The Curious Persistence of Painting
Making pictures must qualify as one of the most curious and improbable forms of human activity. Painting has no obvious practical purpose; no one needs to paint or to own a painting in order to live a full life. Yet the impulse persists. Museums and public galleries attract larger audiences today than at any previous point in their history. The painted image continues to hold attention in a way that resists straightforward explanation.


Viewing Angle and the Limits of Illusion
Unlike the eyes of a painted portrait, which appear to follow the viewer as they move, the trees in this painting do not. Move away from the central viewing position and the narrow angle of compression renders the vertical forms unintelligible — they merge into one another and the illusion collapses. This is true of most representational painting. The spatial coherence of a depicted scene depends on the viewer occupying a fixed position: the illusion of depth, scale, and perspective is constructed for a single, static point of view.

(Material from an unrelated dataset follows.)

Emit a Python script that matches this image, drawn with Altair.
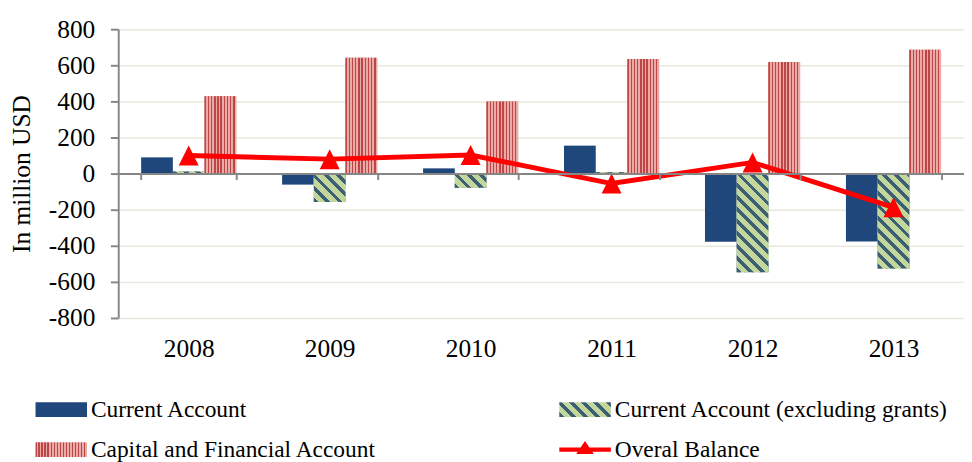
import altair as alt
import pandas as pd

# ---------------- data ----------------
years = ["2008", "2009", "2010", "2011", "2012", "2013"]
current_account = [90, -61, 29, 155, -378, -376]
current_account_ex_grants = [12, -158, -79, 8, -546, -526]
capital_financial = [429, 642, 400, 635, 618, 686]
overall_balance = [100, 80, 103, -55, 62, -187]

series_names = [
    "Current Account",
    "Current Account (excluding grants)",
    "Capital and Financial Account",
    "Overal Balance",
]
bar_series = series_names[:3]
y_ticks = [-800, -600, -400, -200, 0, 200, 400, 600, 800]
y_domain = [-800, 800]

# ---------------- style ----------------
W, H = 867, 296
SERIF = "Liberation Serif"
GRAY = "#868686"
GRID = "#EAE8DD"
BLUE = "#1F477B"
GREEN_DARK, GREEN_LIGHT = "#3C5F73", "#C3D69B"
RED_DARK, RED_LIGHT = "#BE4644", "#E9AAA8"
LINE_RED = "#FF0000"
PX_PER_UNIT = H / (y_domain[1] - y_domain[0])
BAR_W = W / len(years) * 0.675 / 3
ZERO_OFFSET = -H * (0 - y_domain[0]) / (y_domain[1] - y_domain[0])


def vstripes(n, dark, light, frac):
    stops = []
    for k in range(n):
        a, b, c = k / n, (k + frac) / n, (k + 1) / n
        stops += [
            {"offset": round(a, 4), "color": dark},
            {"offset": round(b, 4), "color": dark},
            {"offset": round(b, 4), "color": light},
            {"offset": round(c, 4), "color": light},
        ]
    return {"gradient": "linear", "x1": 0, "y1": 0, "x2": 1, "y2": 0, "stops": stops}


def dstripes(w, h, period, frac, dark, light):
    L = w + h
    s = L / (w * w + h * h)
    stops = []
    d = 0.0
    while d < L:
        a = d / L
        b = min((d + frac * period) / L, 1.0)
        c = min((d + period) / L, 1.0)
        stops += [
            {"offset": round(a, 4), "color": dark},
            {"offset": round(b, 4), "color": dark},
            {"offset": round(b, 4), "color": light},
            {"offset": round(c, 4), "color": light},
        ]
        d += period
    return {"gradient": "linear", "x1": 0, "y1": 1,
            "x2": round(s * w, 5), "y2": round(1 - s * h, 5), "stops": stops}


def to_expr(g):
    stops = ",".join("{offset:%s,color:'%s'}" % (st["offset"], st["color"]) for st in g["stops"])
    return "{gradient:'linear',x1:%s,y1:%s,x2:%s,y2:%s,stops:[%s]}" % (
        g["x1"], g["y1"], g["x2"], g["y2"], stops)


# legend-sized patterns (used by the colour scale, hence by the legend)
legend_green = dstripes(53, 15, 12.5, 0.4, GREEN_DARK, GREEN_LIGHT)
legend_red = vstripes(17, RED_DARK, RED_LIGHT, 0.45)
bar_red = vstripes(10, RED_DARK, RED_LIGHT, 0.45)

# ---------------- tables ----------------
rows = []
for name, vals in zip(bar_series, [current_account, current_account_ex_grants, capital_financial]):
    for yr, v in zip(years, vals):
        rows.append({"year": yr, "series": name, "value": v})
bars_df = pd.DataFrame(rows)
bal_df = pd.DataFrame({"year": years, "series": series_names[3], "value": overall_balance})

color_scale = alt.Scale(
    domain=series_names,
    range=[BLUE, alt.ExprRef(expr=to_expr(legend_green)),
           alt.ExprRef(expr=to_expr(legend_red)), LINE_RED],
)
RECT = "M-1,-0.283H1V0.283H-1Z"
LINE_TRI = "M-1,-0.085H1V0.085H-1Z M-0.34,0.17L0,-0.34L0.34,0.17Z"
shape_scale = alt.Scale(domain=series_names, range=[RECT, RECT, RECT, LINE_TRI])

x_enc = alt.X(
    "year:N",
    scale=alt.Scale(paddingInner=0.325, paddingOuter=0.1625),
    axis=alt.Axis(
        title=None, offset=ZERO_OFFSET, tickBand="extent", tickSize=6, tickWidth=2,
        tickColor=GRAY, domainColor=GRAY, domainWidth=2, labelFont=SERIF,
        labelFontSize=26, labelColor="black", labelPadding=161, labelAngle=0,
        grid=False, zindex=1,
    ),
)
xo_enc = alt.XOffset("series:N", scale=alt.Scale(domain=bar_series, paddingInner=0, paddingOuter=0))
y_enc = alt.Y(
    "value:Q",
    scale=alt.Scale(domain=y_domain, nice=False),
    axis=alt.Axis(
        values=y_ticks, labelExpr="'' + datum.value", title="In million USD",
        titleFont=SERIF, titleFontSize=26, titleFontWeight="normal", titleColor="black",
        titlePadding=14, labelFont=SERIF, labelFontSize=26, labelColor="black",
        labelPadding=16, tickSize=8, tickWidth=2, tickColor=GRAY, domainColor=GRAY,
        domainWidth=2, gridColor=GRID, gridWidth=1.5,
    ),
)

base_bars = alt.Chart(bars_df).mark_bar().encode(
    x=x_enc, xOffset=xo_enc, y=y_enc,
    color=alt.Color("series:N", scale=color_scale, title=None),
)

red_overlay = alt.Chart(bars_df).transform_filter(
    alt.datum.series == bar_series[2]
).mark_bar().encode(x=x_enc, xOffset=xo_enc, y=y_enc, color=alt.value(bar_red))

green_layers = []
for i, yr in enumerate(years):
    h = max(abs(current_account_ex_grants[i]) * PX_PER_UNIT, 0.5)
    g = dstripes(BAR_W, h, 12.5, 0.4, GREEN_DARK, GREEN_LIGHT)
    green_layers.append(
        alt.Chart(bars_df).transform_filter(
            (alt.datum.series == bar_series[1]) & (alt.datum.year == yr)
        ).mark_bar().encode(x=x_enc, xOffset=xo_enc, y=y_enc, color=alt.value(g))
    )

line = alt.Chart(bal_df).mark_line(strokeWidth=5).encode(
    x=x_enc, y=y_enc, color=alt.Color("series:N", scale=color_scale, title=None),
)
tris = alt.Chart(bal_df).mark_point(
    shape="M0,-1L1,1L-1,1Z", filled=True, size=420, opacity=1, color=LINE_RED
).encode(x=x_enc, y=y_enc)

legend_carrier = alt.Chart(bal_df).transform_filter("false").mark_point(
    filled=True, opacity=1
).encode(
    x=x_enc, y=y_enc,
    color=alt.Color("series:N", scale=color_scale, title=None),
    shape=alt.Shape("series:N", scale=shape_scale, title=None),
)

chart = alt.layer(
    base_bars, red_overlay, *green_layers, line, tris, legend_carrier
).properties(
    width=W, height=H,
    padding={"left": 1, "top": 3, "right": 0, "bottom": 0},
    background="white",
).configure_view(stroke=None).configure_legend(
    orient="none", legendX=-85, legendY=378, direction="horizontal", columns=2,
    columnPadding=187, rowPadding=17, clipHeight=24, labelFont=SERIF,
    labelFontSize=24, labelColor="black", labelLimit=500, labelOffset=4,
    symbolSize=2809, symbolStrokeWidth=0, padding=0,
)

chart.save("out.html", embed_options={"renderer": "svg", "actions": False})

Absence and the Alchemy of Paint
There are no tree trunks, branches, bark, dried grass, water, leaves, sky, clouds, or wind moving through the canopy. The scene is hermetically sealed. Everything tangible has been removed and substituted — and yet the alchemy of painting rushes in to fill the vacuum. The marks and tonal relationships that remain are sufficient to reconstruct the forest in the mind of the viewer.
This is the capacity that makes painting so difficult to account for: the ability of a flat, inert surface to generate the experience of space, atmosphere, and presence. The painter and the viewer collaborate in this act of reconstruction. Both parties temporarily suspend the distinction between what is real and what is imagined, inhabiting the painting simultaneously as makers and spectators. It is a form of shared perception — precise, unreliable, and entirely compelling.